We are now in a position to revisit the pupils with the repeat knowledge of health questionnaire and also a questionnaire that we are using to evaluate the booklet.  There has been an enormous amount of interest in the booklet on the young peoples behalf, and they have come up to me with individual comments and this is just one example of something a group of six youngsters initiated themselves, they gave me a series of papers about what they thought of each stage of the booklet.

At present I can only give very preliminary results on the evaluation of the booklet.  But these results do indicate that our early concerns about whether the children would use the booklet, and whether they would understand them, were probably wrong.

In this pilot study of 155 young people aged 13 to 16, the results to a question as to whether they felt the booklets were helpful or not, indicated that 82% of the young people did feel that they were helpful.  And 72% of the young people indicated that they understood the advice within the booklet.  The category of ‘don’t know’ to the second question is interesting.  It became very evident when we went into the classes of the schools, that because we were serving pupils of very mixed ability, some of the young people had difficulty in understanding some very simple questions that were set, so that the answer ‘don’t know’ really contains a heterogeneous group of opinions, and I think we need to look into this in more detail.

136 of the young people that we asked felt that the booklet should contain pictures.  Interestingly 63% of them favoured photographs rather than cartoons, again perhaps suggesting that they want a more adult representation of the facts, rather than a less adult one.  

Currently in this pilot stage, the booklet has been introduced into schools with no re-enforcement.  We believe that this positive response rate would be increased if the booklet was referred to in personal health and education sessions and in other health related contact points.  Including sessions that the police hold in relation to drug abuse and accident prevention. 

In terms of exploring the value of the booklet further, to young people themselves and to their health related behaviour, we do recognise that knowledge is only one fact in the equation and we are currently exploring other avenues in which we can use we can measure the impact of the booklet on young peoples use of services.  This will require co-operation of all the agencies involved with young people. 

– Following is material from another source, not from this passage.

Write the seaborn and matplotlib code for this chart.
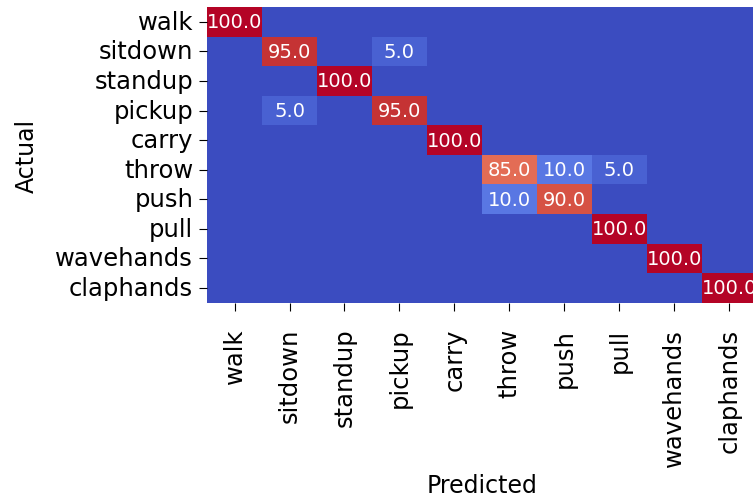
import numpy as np
import pandas as pd
import matplotlib
matplotlib.use("Agg")
import matplotlib.pyplot as plt
import seaborn as sns

# Action classes and confusion matrix (percent)
labels = ["walk", "sitdown", "standup", "pickup", "carry",
          "throw", "push", "pull", "wavehands", "claphands"]

walk = [100, 0, 0, 0, 0, 0, 0, 0, 0, 0]
sitdown = [0, 95, 0, 5, 0, 0, 0, 0, 0, 0]
standup = [0, 0, 100, 0, 0, 0, 0, 0, 0, 0]
pickup = [0, 5, 0, 95, 0, 0, 0, 0, 0, 0]
carry = [0, 0, 0, 0, 100, 0, 0, 0, 0, 0]
throw = [0, 0, 0, 0, 0, 85, 10, 5, 0, 0]
push = [0, 0, 0, 0, 0, 10, 90, 0, 0, 0]
pull = [0, 0, 0, 0, 0, 0, 0, 100, 0, 0]
wavehands = [0, 0, 0, 0, 0, 0, 0, 0, 100, 0]
claphands = [0, 0, 0, 0, 0, 0, 0, 0, 0, 100]

cm = pd.DataFrame([walk, sitdown, standup, pickup, carry,
                   throw, push, pull, wavehands, claphands],
                  index=labels, columns=labels, dtype=float)

# only show non-zero cells
annot = cm.map(lambda v: f"{v:.1f}" if v > 0 else "")

fig = plt.figure(figsize=(7.53, 5.02), dpi=100)
ax = fig.add_axes([0.275, 0.395, 0.73, 0.589])
sns.heatmap(cm, annot=annot, fmt="", cmap="coolwarm", vmin=0, vmax=100,
            cbar=False, ax=ax, annot_kws={"size": 14})

ax.set_xlabel("Predicted", fontsize=17, labelpad=5)
ax.set_ylabel("Actual", fontsize=17, labelpad=12)
ax.tick_params(axis="both", labelsize=17.5, length=6, pad=4)
ax.tick_params(axis="x", pad=12)
plt.setp(ax.get_xticklabels(), rotation=90)
plt.setp(ax.get_yticklabels(), rotation=0)

fig.savefig("out.png", dpi=100)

In conclusion, as this booklet develops, we are keen to take on board the views of the young people themselves and to develop their ideas further, both through focus groups and through their participation in our working group.  Preliminary discussions with teachers and health education leaders have indicated that they would be very keen to use much of the information in the booklet in their sessions at school.  This would help to reaffirm key messages contained in the booklet and to remind the youngsters to use them when they need to.  We are also keen to explore other ways in which the booklet might be used, for instance in peer group teaching and in regular debate in schools and youth groups.  We hope that by adopting this collaborative approach, we will provide some improvement in health indices in our young adult population.